Égalité et justice dans la famille marocaine : le compte n’y est pas
Une constatation qui n’est plus d’actualité et qui, pourtant, peine à être réformée. Le débat autour de l’égalité et la justice dans la famille marocaine refait, une fois de plus, surface pour dénoncer les discriminations qui persistent. Le Conseil économique, social et environnemental (CESE) appelle à une révision ambitieuse du Code de la famille.
Lors de son intervention à la Conférence nationale sur l’égalité et la justice au sein de la famille marocaine, Ahmed Reda Chami, président du Conseil économique, social et environnemental (CESE), a évoqué les initiatives précédemment entreprises et mises en place servant à consolider le statut de la femme dans notre société.
«Cependant, force est de constater que les acquis obtenus demeurent insuffisants», déplore-t-il. Et d’ajouter qu’il existe encore des formes de discrimination qui ne permettent pas aux femmes d’accéder pleinement à leurs droits constitutionnels. «La représentation politique, économique et sociétale des femmes est encore loin du niveau de leurs ambitions», revendique-t-il. Le Conseil économique, social et environnemental affirme qu’il est en plein chantier d’élaboration et de réforme.
Dans son dernier rapport annuel, il a consacré un point relatif aux formes de discrimination liées au Code de la famille, comme la tutelle sur les enfants qui indique que le père est de droit le tuteur légal. «Il s’agit d’une situation qui contredit le principe de partage des responsabilités familiales entre époux, notamment celles liées aux enfants, en cas de séparation des parents, ou de mariage de la femme demandant la garde», explique le président.
Parmi les préoccupations du conseil figure le mariage précoce, une pratique qui affecte négativement la santé, le développement psychologique et physique des filles, ainsi que leur parcours scolaire et, par conséquent, leur avenir. Il est donc recommandé que les dispositions légales relatives au mariage des enfants soient abrogées en vertu de l’intérêt supérieur de l’enfant garanti par la Constitution et les conventions internationales ratifiées par le Maroc, notamment la CIDE et la CEDAW. Sur un autre volet, l’argent acquis des époux pendant le mariage est un autre aspect qui a besoin de plus d’examen et d’encadrement juridique. En effet, le travail domestique des femmes n’est souvent pas reconnu, relève le président du CESE.

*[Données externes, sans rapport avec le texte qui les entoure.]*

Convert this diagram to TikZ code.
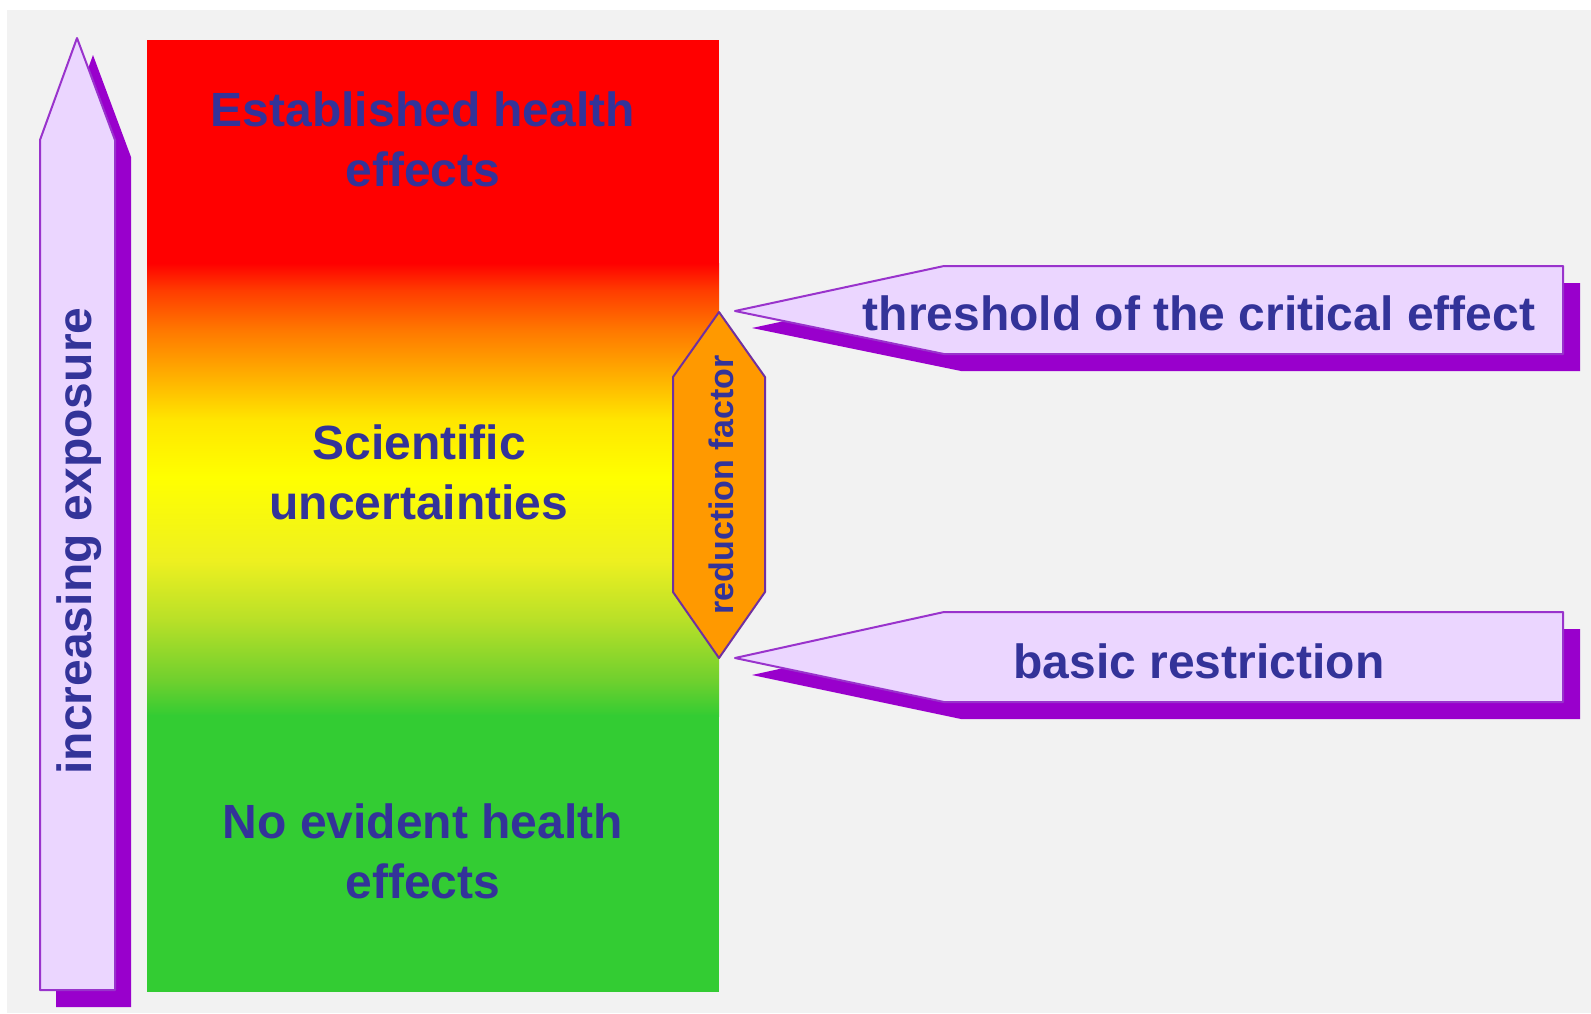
\documentclass[tikz,border=0pt]{standalone}
\usepackage{fontspec}
\setmainfont{Liberation Sans}
\definecolor{txtblue}{RGB}{51,51,153}
\definecolor{shpurple}{RGB}{153,0,204}
\definecolor{edgepurple}{RGB}{153,51,204}
\definecolor{lav}{RGB}{235,214,255}
\definecolor{bggray}{RGB}{242,242,242}
\definecolor{hexorange}{RGB}{255,153,0}
\definecolor{hexedge}{RGB}{112,48,160}
\definecolor{grn}{RGB}{51,204,51}
\definecolor{ga}{RGB}{112,208,46}
\definecolor{gb}{RGB}{184,224,40}
\definecolor{gc}{RGB}{238,240,32}
\definecolor{gy}{RGB}{255,255,0}
\definecolor{gd}{RGB}{255,230,0}
\definecolor{ge}{RGB}{255,180,0}
\definecolor{gf}{RGB}{255,120,0}
\definecolor{gg}{RGB}{255,60,0}
\definecolor{gr}{RGB}{255,0,0}
\pgfdeclareverticalshading{colcol}{100bp}{color(0bp)=(grn); color(25bp)=(grn); color(28.97bp)=(ga); color(35.6bp)=(gb); color(42.2bp)=(gc); color(51.4bp)=(gy); color(57.7bp)=(gd); color(62.1bp)=(ge); color(67.6bp)=(gf); color(72bp)=(gg); color(75bp)=(gr); color(100bp)=(gr)}
\begin{document}
\begin{tikzpicture}[x=1pt,y=-1pt,
  txt/.style={text=txtblue,font=\fontsize{48}{60}\selectfont\bfseries,align=center,inner sep=0pt},
  shadowfill/.style={fill=shpurple,draw=none},
  frontshape/.style={fill=lav,draw=edgepurple,line width=2pt,line join=round},
]
\useasboundingbox (0,0) rectangle (1591,1013);
\fill[white] (0,0) rectangle (1591,1013);
\fill[bggray] (7,10) rectangle (1591,1013);
% colour column
\fill[gr] (147,40) rectangle (719,264);
\shade[shading=colcol] (147,263) rectangle (719,716);
\fill[grn] (147,715) rectangle (719,992);
% left arrow
\fill[shadowfill] (56,1007) -- (56,157) -- (93,55) -- (131,157) -- (131,1007) -- cycle;
\draw[frontshape] (40,990) -- (40,140) -- (77,38) -- (115,140) -- (115,990) -- cycle;
\node[txt,rotate=90] (exp) at (79,541) {increasing exposure};
% threshold arrow
\fill[shadowfill] (752,328) -- (961,283) -- (1580,283) -- (1580,371) -- (961,371) -- cycle;
\draw[frontshape] (735,311) -- (944,266) -- (1563,266) -- (1563,354) -- (944,354) -- cycle;
\node[txt] (thr) at (1199,313) {threshold of the critical effect};
% basic restriction arrow
\fill[shadowfill] (752,675) -- (961,629) -- (1580,629) -- (1580,719) -- (961,719) -- cycle;
\draw[frontshape] (735,658) -- (944,612) -- (1563,612) -- (1563,702) -- (944,702) -- cycle;
\node[txt] (br) at (1199,661) {basic restriction};
% reduction factor hexagon
\draw[fill=hexorange,draw=hexedge,line width=2pt,line join=round]
  (719,312) -- (765,377) -- (765,592) -- (719,658) -- (673,592) -- (673,377) -- cycle;
\node[txt,rotate=90,font=\fontsize{34}{40}\selectfont\bfseries] (rf) at (721,485) {reduction factor};
% column texts
\node[txt] (est) at (423,139) {Established health\\effects};
\node[txt] (sci) at (419,472) {Scientific\\uncertainties};
\node[txt] (noe) at (423,851) {No evident health\\effects};
\end{tikzpicture}
\end{document}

Par ailleurs, il est estimé que les délais pour statuer sur les demandes de divorce devraient être raccourcis. «Durant cette période, les conditions de coexistence au sein de la famille se compliquent, et peuvent conduire à des cas de violences conjugales et familiales». A cet effet, le conseil appelle à une révision du Code de la famille, en lançant un débat ouvert, pluriel et responsable. Et aussi à une réflexion collective, sur l’ensemble des questions liées au mariage, au divorce, aux droits de garde et à la succession, ainsi qu’à la reconnaissance du travail domestique des femmes.
62% contre le mariage précoce
Le Conseil a lancé une plateforme numérique, «Je partage», entre le 18 février et le 6 mars 2022, afin de recueillir les avis et représentations sur la faisabilité et l’acceptabilité sociale d’une modification du Code de la famille. Les résultats ont démontré qu’environ 80 % des participants considèrent que la tutelle des enfants doit être partagée entre le père et la mère de manière égale. 48 % estiment que les délais légaux pour statuer sur le divorce doivent être compris entre un et trois mois, tandis que 25 % d’entre eux estiment que ces délais ne doivent pas dépasser un mois. Et enfin, près de 62% pensent que le mariage précoce devrait être aboli sans aucune exception.